Here is the definition of Interface. The method Attrs()
allows access to the model’s attributes.
package domain
type (
ShoppingCart interface {
ID() uuid.UUID
UserID() uuid.UUID
Items() []CartItem
Attrs() *valueobject.ShoppingCartAttrs
}
)
The attributes' Value Object is detailed below...
package valueobject
type (
ShoppingCartAttrs struct {
Status ShoppingCartStatus
// Other fields
}
)
Here is an example of how the ShoppingCart model can be implemented.
package shoppingcart
type shoppingCart struct {
id uuid.UUID
attrs *valueobject.ShoppingCartAttrs
userID string
version int64
}
func (s *shoppingCart) ID() uuid.UUID {
return s.id
}
func (s *shoppingCart) UserID() uuid.UUID {
return s.userID
}
func (s *shoppingCart) Attrs() *valueobject.ShoppingCartAttrs {
return s.attrs
}
In this approach, a struct called XxxAttrs
and an Attrs()
method are created for all models (the struct's name could also be something like XxxProps
or XxxData
).
Additionally, attributes you prefer to keep concealed in the model, such as values that are immutable, can be hidden by defining them directly within the struct instead of adding them to the struct meant for attribute values. For instance, in the example above, the userID
of ShoppingCart
cannot be altered externally.
Points:
- You can effortlessly add attributes by simply modifying the struct.
- You can manage how attributes are seen by either incorporating them into the attribute struct or by specifying them right within the model struct.
- Simple to manage since it’s merely a struct.

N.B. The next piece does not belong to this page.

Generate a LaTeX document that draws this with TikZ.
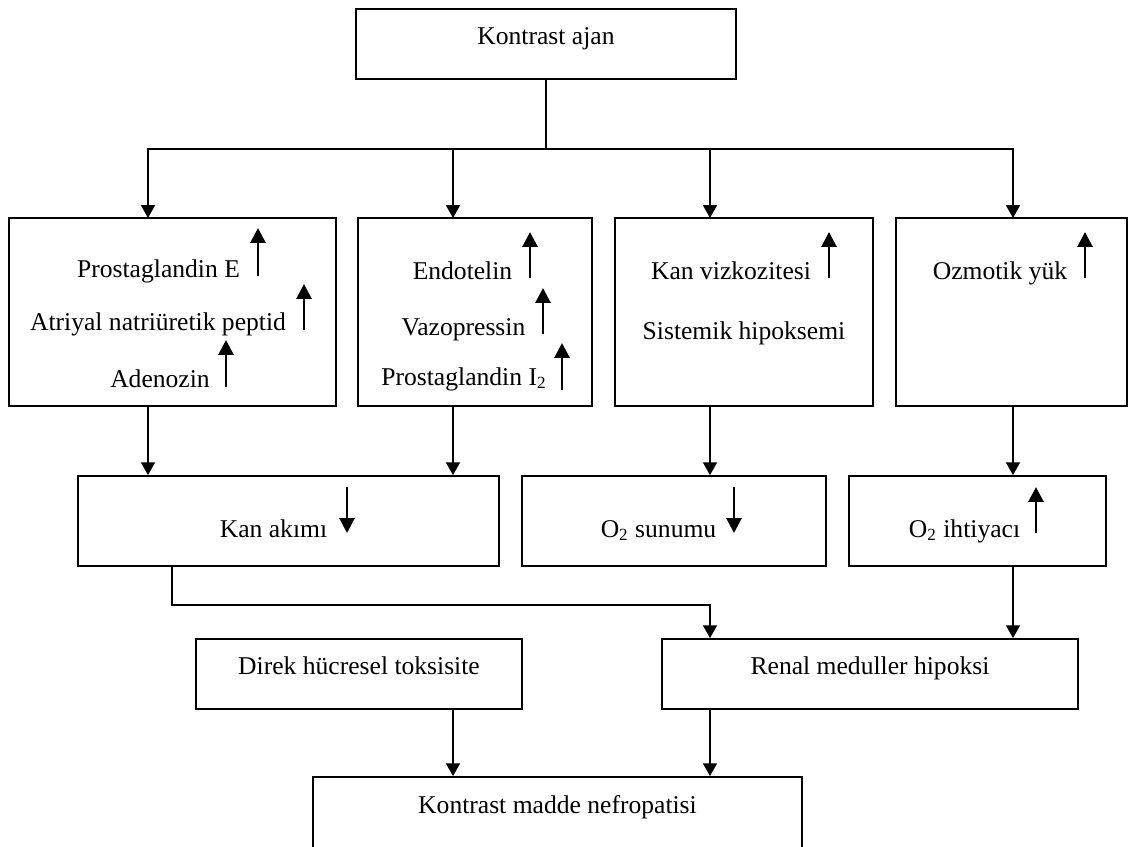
\documentclass[tikz,border=0pt]{standalone}
\usepackage{fontspec}
\setmainfont{Liberation Serif}
\usetikzlibrary{arrows.meta}

\newcommand{\birim}{0.469pt}

\begin{document}
\begin{tikzpicture}[x=\birim, y=-\birim,
        kutu/.style 2 args={draw, line width=0.8pt, inner sep=0pt, minimum width=#1*\birim, minimum height=#2*\birim},
        yazi/.style={anchor=base, inner sep=0pt, font=\fontsize{12}{14}\selectfont},
        ok/.style={-{Triangle[width=6.5pt,length=6pt]}, line width=0.8pt},
        artis/.style={-{Triangle[width=7pt,length=7pt]}, line width=1.4pt}]
        \useasboundingbox (0,0) rectangle (1129,846);
        \clip (0,0) rectangle (1129,846);

        % kutular
        \node[kutu={380}{70}] (ajan) at (546,44) {};
        \node[kutu={327}{188}] (b1) at (172.5,312) {};
        \node[kutu={234}{188}] (b2) at (475,312) {};
        \node[kutu={258}{188}] (b3) at (744,312) {};
        \node[kutu={231}{188}] (b4) at (1011.5,312) {};
        \node[kutu={421}{90}] (kan) at (288.5,521) {};
        \node[kutu={304}{90}] (sun) at (674,521) {};
        \node[kutu={257}{90}] (iht) at (977.5,521) {};
        \node[kutu={326}{70}] (dir) at (359,674) {};
        \node[kutu={416}{70}] (ren) at (870,674) {};
        \node[kutu={489}{103}] (nef) at (557.5,828.5) {};

        % yazilar
        \node[yazi] (ajanY) at (546,44) {Kontrast ajan};
        \node[yazi] (pge) at (158.5,277) {Prostaglandin E};
        \node[yazi] (anp) at (158,330) {Atriyal natriüretik peptid};
        \node[yazi] (ado) at (160,387) {Adenozin};
        \node[yazi] (endo) at (462.5,279) {Endotelin};
        \node[yazi] (vazo) at (463.5,335) {Vazopressin};
        \node[yazi] (pgi) at (464,385) {Prostaglandin I\textsubscript{2}};
        \node[yazi] (vizk) at (731,279) {Kan vizkozitesi};
        \node[yazi] (hipo) at (744,339) {Sistemik hipoksemi};
        \node[yazi] (ozm) at (1000,279) {Ozmotik yük};
        \node[yazi] (kanY) at (273.5,537) {Kan akımı};
        \node[yazi] (sunY) at (658.5,537) {O\textsubscript{2} sunumu};
        \node[yazi] (ihtY) at (964.5,537) {O\textsubscript{2} ihtiyacı};
        \node[yazi] (dirY) at (359,674) {Direk hücresel toksisite};
        \node[yazi] (renY) at (870,674) {Renal meduller hipoksi};
        \node[yazi] (nefY) at (557.5,813) {Kontrast madde nefropatisi};

        % artis / azalis oklari
        \draw[artis] (258,276) -- (258,228);
        \draw[artis] (304,330) -- (304,284);
        \draw[artis] (226,387) -- (226,340);
        \draw[artis] (530,278) -- (530,232);
        \draw[artis] (543,334) -- (543,288);
        \draw[artis] (562,390) -- (562,343);
        \draw[artis] (829,278) -- (829,232);
        \draw[artis] (1085,278) -- (1085,232);
        \draw[artis] (347,487) -- (347,533);
        \draw[artis] (734,487) -- (734,533);
        \draw[artis] (1036,533) -- (1036,487);

        % baglantilar
        \coordinate (split) at (546,149);
        \coordinate (t1) at (148,218);
        \coordinate (t2) at (453,218);
        \coordinate (t3) at (710,218);
        \coordinate (t4) at (1013,218);
        \coordinate (dirsek) at (172,605);

        \draw[line width=0.8pt] (ajan) -- (split);
        \foreach \t in {t1,t2,t3,t4}
            \draw[ok] (split) -| (\t);
        \draw[ok] (t1 |- b1.south) -- (t1 |- kan.north);
        \draw[ok] (t2 |- b2.south) -- (t2 |- kan.north);
        \draw[ok] (t3 |- b3.south) -- (t3 |- sun.north);
        \draw[ok] (t4 |- b4.south) -- (t4 |- iht.north);
        \draw[ok] (dirsek |- kan.south) -- (dirsek) -| (t3 |- ren.north);
        \draw[ok] (t4 |- iht.south) -- (t4 |- ren.north);
        \draw[ok] (t2 |- dir.south) -- (t2 |- nef.north);
        \draw[ok] (t3 |- ren.south) -- (t3 |- nef.north);
\end{tikzpicture}
\end{document}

Applying repositories and aggregates in line with DDD principles offers a way to encapsulate domain logic, which, in turn, boosts the maintainability of applications. Figuring out the boundaries of aggregates demands a thorough examination of both the domain and table design, but it's often considered one of the more rewarding parts of software development. Moving forward, I plan to embrace DDD more frequently to delve into more enjoyable aspects of application development.